Others say that Jesus was putting a natural interpretation on, and requiring one for, the stories about his powers and so there would be people who would think of better things to do than him.
 
Others say Jesus only meant that believers will do better than him for they will be the ones going out and finding converts for God and him. This interpretation denies he meant miracles, his own or theirs. This is the standard Christian interpretation. And the only one they can think of. But the interpretation is wrong. He said the reason they would do better than him is because he would go back to the Father. But he promised that he would be with his people just as much as ever when he cannot be seen any more and when he is in Heaven again.
 
The next verse says that whatever the Father will be asked in the name of Jesus for, he will do it. He means that they will do better than him for he will go back to the Father to get the Father to answer their prayers better – which implies by the way that he did not consider himself to be literally God. A man who is God would get results from God whether he was on earth or in heaven for he is God. So what Jesus could have meant was that they would get better results from God by prayer after he goes back to God’s side to whisper in God’s ear for all eternity.

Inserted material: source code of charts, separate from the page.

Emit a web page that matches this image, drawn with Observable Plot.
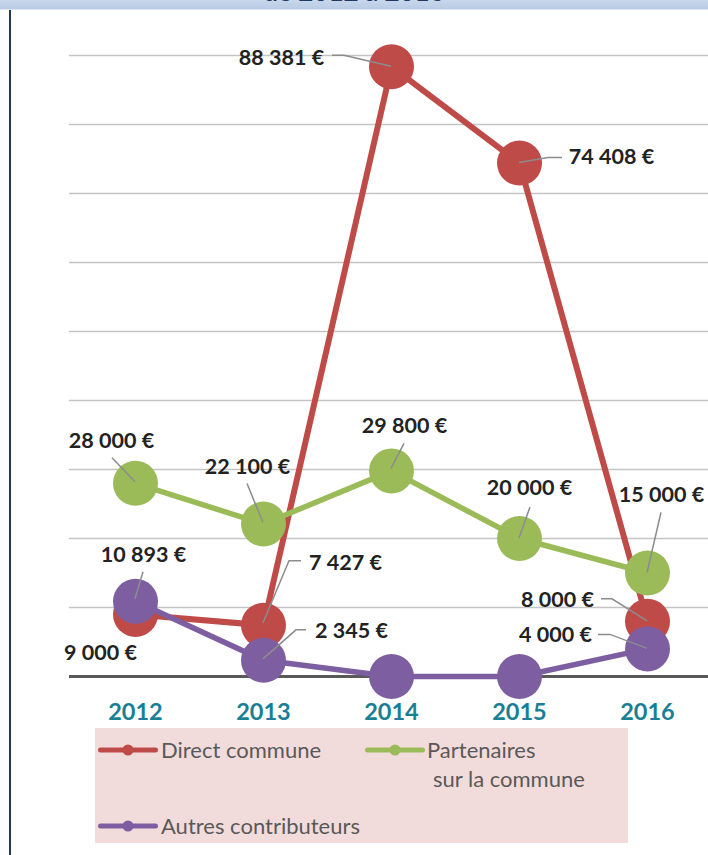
<!DOCTYPE html>
<html>
<head>
<meta charset="utf-8">
<script src="https://cdn.jsdelivr.net/npm/d3@7"></script>
<script src="https://cdn.jsdelivr.net/npm/@observablehq/plot@0.6"></script>
<style>
  html, body { margin: 0; padding: 0; background: #fff; }
  #wrap { position: relative; width: 708px; height: 855px; overflow: hidden; font-family: Lato, "Open Sans", sans-serif; }
  #band { position: absolute; left: 0; top: 0; width: 708px; height: 9px; background: linear-gradient(#c8d7eb, #b9cce5); border-bottom: 1px solid #dfe7f1; overflow: hidden; }
  #band span { position: absolute; left: 0; top: -22.5px; width: 708px; text-align: center; font: bold 26px Lato, sans-serif; line-height: 26px; color: #1f3864; white-space: nowrap; }
  #navy { position: absolute; left: 9px; top: 10px; width: 2px; height: 845px; background: #1f3864; }
  #chart { position: absolute; left: 0; top: 0; }
  #chart svg [aria-label^="x-axis"] text { font-size: 23.5px; font-weight: 700; fill: #1a7f94; font-family: Lato, sans-serif; }
  #legend { position: absolute; left: 95px; top: 728px; width: 533px; height: 115px; background: #f2dcdb; }
  .li { position: absolute; font-size: 22px; line-height: 29px; color: #595959; white-space: nowrap; }
  .sw { position: absolute; }
</style>
</head>
<body>
<div id="wrap">
  <div id="chart"></div>
  <div id="band"><span>de 2012 à 2016</span></div>
  <div id="navy"></div>
  <div id="legend"></div>
</div>
<script>
// ---- data ----
const years = [2012, 2013, 2014, 2015, 2016];
const seriesNames = ["Direct commune", "Partenaires sur la commune", "Autres contributeurs"];
const directCommune = [9000, 7427, 88381, 74408, 8000];
const partenaires = [28000, 22100, 29800, 20000, 15000];
const autres = [10893, 2345, 0, 0, 4000];
const gridValues = [10000, 20000, 30000, 40000, 50000, 60000, 70000, 80000, 90000];

// ---- styles ----
const colors = ["#be4b48", "#9bbb59", "#7d5fa1"];
const lineWidths = [6, 5.5, 5.5];
// label centre offsets (px) from each marker, per series / year
const labelOffsets = [
  [[-35, 39], [82, -62], [-110, -9], [92, -6], [-90, -21]],
  [[-24, -42], [-16, -57], [13, -45], [10, -50], [14, -78]],
  [[8, -46], [88, -29], null, null, [-92, -14]]
];
// leader line polylines (px) relative to each marker
const leaderPaths = [
  [null, [[0, -2], [26, -64], [38, -64]], [[0, 0], [-47, -11], [-59, -11]], [[0, 0], [29, -5], [43, -5]], [[0, 0], [-35, -22], [-46, -22]]],
  [[[0, -1], [-23, -25]], [[0, -1], [-16, -40]], [[0, -2], [13, -27]], [[0, 0], [11, -31]], [[0, 0], [14, -60]]],
  [[[0, -2], [8, -29]], [[0, -1], [33, -30], [43, -30]], null, null, [[0, 0], [-37, -14], [-49, -14]]]
];

const seriesValues = [directCommune, partenaires, autres];
const fmt = d3.formatLocale({decimal: ",", thousands: " ", grouping: [3], currency: ["", " €"]}).format("$,d");

const rows = seriesNames.flatMap((s, si) =>
  years.map((year, i) => ({series: s, si, i, year, value: seriesValues[si][i]})));

const labelRows = rows.filter(d => labelOffsets[d.si][d.i]);

function leaderMark(index, scales) {
  const g = d3.create("svg:g").attr("aria-label", "leaders");
  for (const d of rows) {
    const p = leaderPaths[d.si][d.i];
    if (!p) continue;
    const cx = scales.x(d.year), cy = scales.y(d.value);
    g.append("path")
      .attr("d", d3.line()(p.map(([a, b]) => [cx + a, cy + b])))
      .attr("fill", "none")
      .attr("stroke", "#8c8c8c")
      .attr("stroke-width", 1.5);
  }
  return g.node();
}

const marks = [
  Plot.ruleY(gridValues, {stroke: "#c4c4c4", strokeWidth: 1.5}),
  Plot.ruleY([0], {stroke: "#595959", strokeWidth: 3})
];
seriesNames.forEach((s, si) => {
  const data = rows.filter(d => d.si === si);
  marks.push(Plot.line(data, {x: "year", y: "value", stroke: colors[si], strokeWidth: lineWidths[si]}));
  marks.push(Plot.dot(data, {x: "year", y: "value", r: 22.5, fill: colors[si], stroke: "none"}));
});
marks.push(leaderMark);
for (const d of labelRows) {
  const [dx, dy] = labelOffsets[d.si][d.i];
  marks.push(Plot.text([d], {
    x: "year", y: "value", text: d => fmt(d.value), dx, dy,
    fontSize: 21.5, fontWeight: "bold", fill: "#222222", textAnchor: "middle"
  }));
}

const chart = Plot.plot({
  width: 708,
  height: 740,
  marginLeft: 69,
  marginRight: 0,
  marginTop: 55,
  marginBottom: 64,
  style: {fontFamily: "Lato, sans-serif", background: "transparent", overflow: "visible"},
  x: {type: "point", domain: years, range: [133, 648], padding: 0, tickSize: 0, tickPadding: 27, tickFormat: d => String(d), label: null},
  y: {domain: [0, 90000], axis: null},
  marks
});
document.getElementById("chart").appendChild(chart);

// ---- legend ----
const legend = document.getElementById("legend");
const legendItems = [
  {si: 0, sx: 3, sy: 16, tx: 66, ty: 7, html: seriesNames[0]},
  {si: 1, sx: 270, sy: 16, tx: 332, ty: 7, html: "Partenaires<br><span style=\"padding-left:6px\">sur la commune</span>"},
  {si: 2, sx: 3, sy: 92, tx: 66, ty: 83, html: seriesNames[2]}
];
for (const it of legendItems) {
  const sw = d3.create("svg").attr("class", "sw").attr("width", 60).attr("height", 12)
    .style("left", it.sx + "px").style("top", it.sy + "px");
  sw.append("line").attr("x1", 2.5).attr("x2", 57.5).attr("y1", 6).attr("y2", 6)
    .attr("stroke", colors[it.si]).attr("stroke-width", 5).attr("stroke-linecap", "round");
  sw.append("circle").attr("cx", 30).attr("cy", 6).attr("r", 5.5).attr("fill", colors[it.si]);
  legend.appendChild(sw.node());
  const t = document.createElement("div");
  t.className = "li";
  t.style.left = it.tx + "px";
  t.style.top = it.ty + "px";
  t.innerHTML = it.html;
  legend.appendChild(t);
}
</script>
</body>
</html>
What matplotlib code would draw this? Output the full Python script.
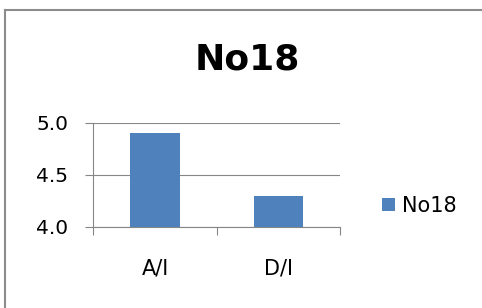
import matplotlib
matplotlib.use("Agg")
import matplotlib.pyplot as plt
from matplotlib.lines import Line2D

categories = ["A/I", "D/I"]
values = [4.9, 4.3]
series_name = "No18"
title = "No18"
yticks = [4.0, 4.5, 5.0]
ytick_labels = ["4.0", "4.5", "5.0"]

W, H = 482, 308
fig = plt.figure(figsize=(W / 100, H / 100), dpi=100)
plt.rcParams['font.family'] = ['DejaVu Sans']

left, right, top, bottom = 93.3, 340, 122.7, 226.7
ax = fig.add_axes([left / W, 1 - bottom / H, (right - left) / W, (bottom - top) / H])

gray = "#868686"
ax.bar(range(len(categories)), values, width=0.4, color="#4F81BD", zorder=3, label=series_name)
ax.set_xlim(-0.5, len(categories) - 0.5)
ax.set_ylim(4.0, 5.0)
ax.set_yticks(yticks)
ax.set_yticklabels(ytick_labels, fontsize=14.5)
ax.yaxis.grid(True, color=gray, linewidth=0.8, zorder=0)
ax.set_axisbelow(True)

ax.set_xticks(range(len(categories)))
ax.set_xticklabels(categories, fontsize=15)
ax.set_xticks([-0.5, 0.5, 1.5], minor=True)
ax.tick_params(axis='x', which='major', length=0, pad=23)
ax.tick_params(axis='x', which='minor', length=6, width=0.8, color=gray, direction='out')
ax.tick_params(axis='y', length=6, width=0.8, color=gray, direction='out', pad=12)

for s in ["top", "right"]:
    ax.spines[s].set_visible(False)
for s in ["left", "bottom"]:
    ax.spines[s].set_color(gray)
    ax.spines[s].set_linewidth(0.8)

fig.text(247.5 / W, 1 - 60 / H, title, fontsize=26, fontweight='bold', ha='center', va='center')

fig.legend(loc='center left', bbox_to_anchor=(382 / W, 1 - 206 / H), frameon=False,
           fontsize=15, handlelength=0.6, handleheight=0.6, handletextpad=0.35,
           borderpad=0, borderaxespad=0)

# chart area border (top and left visible)
fig.add_artist(Line2D([4.5 / W, 4.5 / W], [0, 1 - 9.5 / H], transform=fig.transFigure,
                      color="#8c8c8c", linewidth=1.5))
fig.add_artist(Line2D([4.5 / W, 1], [1 - 9.5 / H, 1 - 9.5 / H], transform=fig.transFigure,
                      color="#8c8c8c", linewidth=1.5))

fig.savefig("out.png", dpi=100)
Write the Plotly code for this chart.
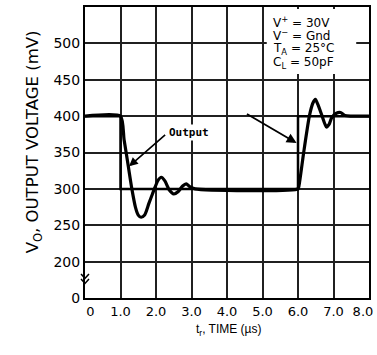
import plotly.graph_objects as go

# ---- data ----
input_t = [0, 1.0, 1.0, 6.0, 6.0, 8.0]
input_v = [400, 400, 300, 300, 400, 400]

output_t = [0, 1.0, 1.1, 1.22, 1.32, 1.42, 1.5, 1.58, 1.68, 1.8, 1.9, 1.97, 2.06, 2.15,
            2.25, 2.38, 2.5, 2.62, 2.75, 2.85, 2.95, 3.1, 6.0, 6.03, 6.16, 6.32, 6.42,
            6.49, 6.56, 6.68, 6.8, 6.88, 6.95, 7.08, 7.2, 7.32, 8.0]
output_v = [400, 400, 368, 331, 300, 275, 264, 261, 264, 280, 293, 302, 312, 316,
            311, 298, 293, 296, 304, 307, 303, 300, 300, 305, 350, 400, 418,
            423, 416, 400, 385, 389, 398, 404, 405, 401, 400]

x_tick_labels = ["0", "1.0", "2.0", "3.0", "4.0", "5.0", "6.0", "7.0", "8.0"]
y_tick_vals = [150, 200, 250, 300, 350, 400, 450, 500, 550]
y_tick_labels = ["0", "200", "250", "300", "350", "400", "450", "500", "550"]

conditions = ["V<sup>+</sup> = 30V", "V<sup>−</sup> = Gnd",
              "T<sub>A</sub> = 25°C", "C<sub>L</sub> = 50pF"]

# ---- figure ----
fig = go.Figure()
fig.add_trace(go.Scatter(x=input_t, y=input_v, mode="lines",
                         line=dict(color="black", width=2.5), hoverinfo="skip"))
fig.add_trace(go.Scatter(x=output_t, y=output_v, mode="lines",
                         line=dict(color="black", width=3.2, shape="spline", smoothing=0.6),
                         hoverinfo="skip"))

# tick label positions: integer grid, first/last nudged inward like the original
x_grid = list(range(len(x_tick_labels)))
x_tick_pos = [p + (0.15 if i == 0 else 0) - (0.17 if i == len(x_grid) - 1 else 0)
              for i, p in enumerate(x_grid)]

grid_col = "#202020"
fig.update_xaxes(range=[0, 8], tickvals=x_tick_pos, ticktext=x_tick_labels,
                 showgrid=False, ticks="", showline=True, mirror=True,
                 linecolor="black", linewidth=2, zeroline=False,
                 tickfont=dict(family="DejaVu Sans", size=13, color="black"),
                 minor=dict(tick0=0, dtick=1, showgrid=True, gridcolor=grid_col,
                            gridwidth=2, ticks=""))
fig.update_yaxes(range=[150, 550], tickvals=y_tick_vals, ticktext=y_tick_labels,
                 showgrid=True, gridcolor=grid_col, gridwidth=2,
                 ticks="", showline=True, mirror=True, linecolor="black", linewidth=2,
                 zeroline=False,
                 tickfont=dict(family="DejaVu Sans", size=14, color="black"))

anns = []
# axis titles
anns.append(dict(xref="paper", yref="paper", x=-0.226, y=0.536, showarrow=False,
                 textangle=-90, text="V<sub>O</sub>, OUTPUT VOLTAGE (mV)",
                 font=dict(family="DejaVu Sans", size=16.5, color="black")))
anns.append(dict(xref="paper", yref="paper", x=0.507, y=-0.144, showarrow=False,
                 text="t<sub>r</sub>, TIME (µs)",
                 font=dict(family="Liberation Sans", size=12, color="black")))
# condition lines
cond_y = [0.948, 0.903, 0.856, 0.808]
for txt, yy in zip(conditions, cond_y):
    anns.append(dict(xref="paper", yref="paper", x=0.655, y=yy, xanchor="left",
                     yanchor="middle", showarrow=False, text=txt,
                     font=dict(family="DejaVu Sans", size=12, color="black")))
# Output label + arrow
anns.append(dict(x=1.24, y=331, ax=2.3, ay=376, axref="x", ayref="y", text="",
                 showarrow=True, arrowhead=2, arrowsize=1.1, arrowwidth=1.6,
                 arrowcolor="black"))
anns.append(dict(x=2.32, y=377, xanchor="left", yanchor="middle", showarrow=False,
                 text="<b>Output</b>", bgcolor="white",
                 font=dict(family="DejaVu Sans Mono", size=11, color="black")))
# second arrow
anns.append(dict(x=5.96, y=363, ax=4.52, ay=404, axref="x", ayref="y", text="",
                 showarrow=True, arrowhead=2, arrowsize=1.1, arrowwidth=1.8,
                 arrowcolor="black"))

shapes = []
# white box behind conditions
shapes.append(dict(type="rect", xref="paper", yref="paper", x0=0.64, x1=0.955,
                   y0=0.77, y1=0.993, fillcolor="white", line=dict(width=0),
                   layer="above"))
# axis break marks
for yv in (180, 173):
    shapes.append(dict(type="path", xref="paper", yref="y",
                       path=f"M -0.014 {yv+3} L 0 {yv-3} L 0.014 {yv+3}",
                       line=dict(color="black", width=1.5)))

fig.update_layout(width=377, height=355, margin=dict(l=85, r=4, t=7, b=57),
                  paper_bgcolor="white", plot_bgcolor="white", showlegend=False,
                  annotations=anns, shapes=shapes)

fig.write_html("out.html", config={"displayModeBar": False},
               post_script="document.body.style.margin='0';document.body.style.padding='0';")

Jesus then would be doing better works for God when he goes back to him than what he was doing on earth. This certainly never happened. No tradition said that Jesus did more miracles after going back to Heaven than before he went back. It is no wonder Christians hate this interpretation. The interpretation says that there was nothing unusual or obviously supernatural about Jesus’ teaching and works and others would do more interesting and spectacular things than him. It is correct.
 
There are no miracles spoken of in this gospel. But the miracle of the food being multiplied in John 6 seems to be an exception. In the light of what John’s Jesus said about his own miracles it is clear that this was no miracle.